This reviewer remembers the days when she, but a wisp of a toddler, would have to watch Aahat from the safety of her sister's lap. There was something undeniably eerie about a woman in white drifting down an empty stretch of road in the middle of the night. Not to forget, there were also those creepy background noises which could easily strike terror in the heart of an 8-year-old.
The operative word here being 8-year-old, obviously.
This reviewer has, since then, grown up into the average Indian film-goer, who ventures forth boldly into the Tarakarama complex on a Friday evening to watch a (presumably) horror movie, without nurturing even a scrap of trepidation, because, hey, this movie was clearly not good enough to be screened by the multiplexes.
Also, where are the innovatively named
Darna Mana Hais and
Phoonks? Because, let's be real, in India at least, if a film is called Mumbai 125km, and is promoted all over the place as a horror movie, you can already predict the plotline till the interval. And if you commit the tactical error of watching the trailer as well, you can march forth into the theatre without the least bit of fear or even interest.
So, let's get the excruciatingly painful bits of the plot out of the way. Prem (Karan Vohra) and his gang of friends - Vivek, Aashika, Diya and Jaks (the other actors being even more inconsequential for us to remember their names) - are on their way to Mumbai, where they have won tickets for a New Year night party.
There are subtle undertones to the dynamics within the group itself - someone's current girlfriend used to be someone else's ex and so on - and these petty frictions are tastefully demonstrated through the numerous sex scenes scattered throughout the movie - everybody seems to be doing everybody else. It takes you a while to figure all of that out, but then these things generally don't register in a mind which has been subjected to a flying Veena Malik (in 3D, that too).
Which brings us to what is perhaps the dumbest thing about the movie - the ghost herself. We like to believe that we have come a long way from those days when the Ramsay brothers would churn out B-grade horror sex movies which had female supernatural entities (made suitably terror-inducing through the miracles of bad make-up) that looked like a cross between leprosy and Nicki-Minaj-having-a-bad-hair-day.

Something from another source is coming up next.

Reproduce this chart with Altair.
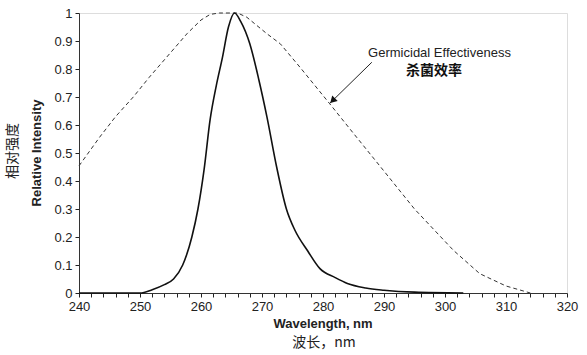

But alas, the Ramsay brothers don't make those epic movies anymore, and all kinds of contenders have rushed in to fill their hallowed shoes.
Which is why we have a deadpan Veena Malik seeking revenge for the death of her family in the most innovative ways possible. She flies around, for a start. Which is not such a good thing if you care to remember - like we mentioned - that you will be watching this movie in 3D.
What you will actually object to, however, is that the makers of this movie thought that a woman, clad in a body-hugging white gown, would spook the living daylights out of you. What is more, this ghost is not only capable of manipulating things around her, she is equipped with advanced powers of an aerodynamic persuasion that would put even Voldemort to shame.
With respect to the script, it's so badly written and edited that you might just want to go back and read a Chetan Bhagat novel, just to assure yourself that you are still literate.
The acting does not fare any better. Karan Vohra is outright irritating as the moody Prem, and the others are just a jumble of heaving bosoms, terrified panting and occasional shrill screams. Veena Malik looks good in that one bikini scene (which is also perhaps the sole selling-point of this movie), and chooses to do nothing more memorable for the rest of the time (thank God for that!).
There are also the bad graphics and the nauseatingly ugly 3D effects to contend with. And if you went thinking that you would get to see some hot women in 3D, there's something really wrong with you! Whatever happened to the good ol' tradition of watching twerking videos on Youtube instead?
In retrospect, Mumbai 125km seems like a bad dream. Surely, nobody in their right mind would have shot a scene where Veena Malik flies in through a window, carries a man out with her and impales him on a tree? They wouldn't, would they?